Unlike the included CSV exporter, it includes the layer number in the filenames so that the layer order can be preserved when you load the files, and it includes the flip flags. Extract them and the tile ID the way shown in the post I linked earlier in the thread.
This code only includes a “write” method, it does not include any way to read the data back into Tiled. So, only use this as an export format, don’t use this as your main format for WIP maps.

To use this, save the code above to a file with the extension .js, and put it in your extensions directory. The location of that depends on your OS, the documentation will tell you where to look: https://doc.mapeditor.org/en/stable/reference/scripting/#scripted-extensions

2 Likes

Ok I have it! Thanks for this, now I can continue my little project.
There is no place to publish this extension ?.
I mean, the Tiled website doesn’t have a section to publish these user extensions?

There’s the Tiled extensions Github repo, but that’s a hassle to submit to.

Is it really? Is there something I could do to make it easier? I think your custom CSV format example would be a great addition!

The CSV export was included originally for somebody who wanted to export maps to Excel I believe, and it supports setting a name on each tile so that you can export using those rather than tile IDs. Indeed support for flipping did not make sense in that use-case.
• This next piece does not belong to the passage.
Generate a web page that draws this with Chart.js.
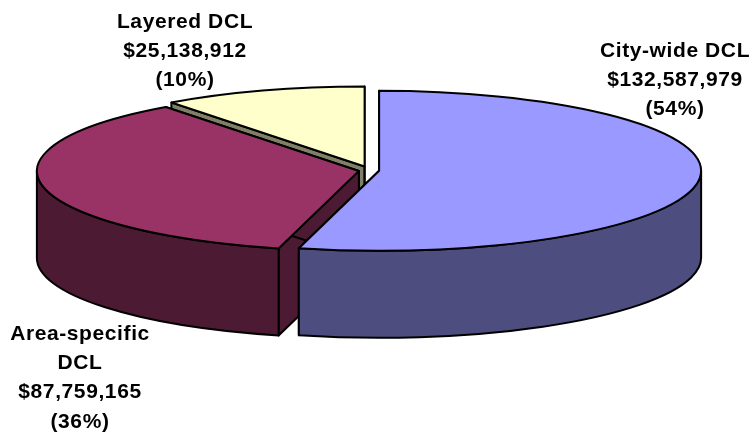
<!DOCTYPE html>
<html lang="en">
<head>
  <meta charset="UTF-8">
  <title>DCL revenue by type</title>
  <script src="https://cdn.jsdelivr.net/npm/chart.js"></script>
  <style>
    body { margin: 0; background: #fff; }
    canvas { display: block; }
  </style>
</head>
<body>
  <canvas id="graphique" width="749" height="432"></canvas>

  <script>
    const categories = ['City-wide DCL', 'Area-specific DCL', 'Layered DCL'];
    const amounts = [132587979, 87759165, 25138912];
    const percents = [54, 36, 10];

    const topColors = ['#9999ff', '#993366', '#ffffcc'];
    const wallColors = ['#4d4d80', '#4d1a33', '#808066'];
    const offsets = [17.6, 21.7, 32.8];

    // text lines are split by hand, same as the original labels
    const labelLines = [['City-wide DCL'], ['Area-specific', 'DCL'], ['Layered DCL']];
    const labelCenters = [[675, 51], [80, 334], [185, 22]];
    const lineStep = 29.3;

    // flattened pie: screen radii of the ellipse and height of the walls
    const RX = 322;
    const RY = 80;
    const DEPTH = 87;

    function pieceGeometry(el) {
      const kx = RX / el.outerRadius;
      const ky = RY / el.outerRadius;
      const off = el.options.offset / 4;
      const mid = (el.startAngle + el.endAngle) / 2;
      return {
        cx: el.x + Math.cos(mid) * off * kx,
        cy: el.y + Math.sin(mid) * off * ky,
        s: el.startAngle,
        e: el.endAngle
      };
    }

    function paint(ctx, color) {
      ctx.fillStyle = color;
      ctx.fill();
      ctx.stroke();
    }

    function drawEdgeWall(ctx, g, angle, color) {
      const x = g.cx + Math.cos(angle) * RX;
      const y = g.cy + Math.sin(angle) * RY;
      ctx.beginPath();
      ctx.moveTo(g.cx, g.cy);
      ctx.lineTo(x, y);
      ctx.lineTo(x, y + DEPTH);
      ctx.lineTo(g.cx, g.cy + DEPTH);
      ctx.closePath();
      paint(ctx, color);
    }

    function drawRimWall(ctx, g, color) {
      const a0 = Math.max(g.s, 0);
      const a1 = Math.min(g.e, Math.PI);
      if (a1 <= a0) return;
      ctx.beginPath();
      ctx.ellipse(g.cx, g.cy, RX, RY, 0, a0, a1);
      ctx.ellipse(g.cx, g.cy + DEPTH, RX, RY, 0, a1, a0, true);
      ctx.closePath();
      paint(ctx, color);
    }

    function drawTop(ctx, g, color) {
      ctx.beginPath();
      ctx.moveTo(g.cx, g.cy);
      ctx.ellipse(g.cx, g.cy, RX, RY, 0, g.s, g.e);
      ctx.closePath();
      paint(ctx, color);
    }

    const flatPie = {
      id: 'flatPie',
      beforeDatasetsDraw(chart) {
        const ctx = chart.ctx;
        const arcs = chart.getDatasetMeta(0).data;
        ctx.save();
        ctx.strokeStyle = '#000';
        ctx.lineWidth = 2;
        ctx.lineJoin = 'round';
        // back to front
        for (let i = arcs.length - 1; i >= 0; i--) {
          const g = pieceGeometry(arcs[i]);
          drawEdgeWall(ctx, g, g.s, wallColors[i]);
          drawEdgeWall(ctx, g, g.e, wallColors[i]);
          drawRimWall(ctx, g, wallColors[i]);
          drawTop(ctx, g, topColors[i]);
        }
        ctx.restore();
        return false;
      },
      afterDraw(chart) {
        const ctx = chart.ctx;
        ctx.save();
        ctx.fillStyle = '#000';
        ctx.font = 'bold 21px "Liberation Sans", Arial, sans-serif';
        ctx.letterSpacing = '0.6px';
        ctx.textAlign = 'center';
        ctx.textBaseline = 'middle';
        categories.forEach((name, i) => {
          const lines = labelLines[i].concat(
            '$' + amounts[i].toLocaleString('en-US'),
            '(' + percents[i] + '%)'
          );
          lines.forEach((line, n) => {
            ctx.fillText(line, labelCenters[i][0], labelCenters[i][1] + n * lineStep);
          });
        });
        ctx.restore();
      }
    };

    new Chart(document.getElementById('graphique'), {
      type: 'pie',
      data: {
        labels: categories,
        datasets: [{
          data: amounts,
          backgroundColor: topColors,
          offset: offsets,
          borderWidth: 0
        }]
      },
      options: {
        responsive: false,
        animation: false,
        layout: { padding: { right: 9, bottom: 91 } },
        plugins: {
          legend: { display: false },
          tooltip: { enabled: false }
        }
      },
      plugins: [flatPie]
    });
  </script>
</body>
</html>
But I guess when we’re exporting using the tile IDs adding flipping bits might be more useful than stripping them out, even if it results in big numbers that will confuse some people.

So this will be included in Tiled 1.5, but using a custom script for this is probably a better idea.

2 Likes

In my case it was preferable to use the custom eishiya script because I needed to make the file extension txt (not CSV) for Godot.

Hi, I think you forgot to include one of the transformations? specifically “RotatedHexagonal”.
Although it is easy to include it manually I think.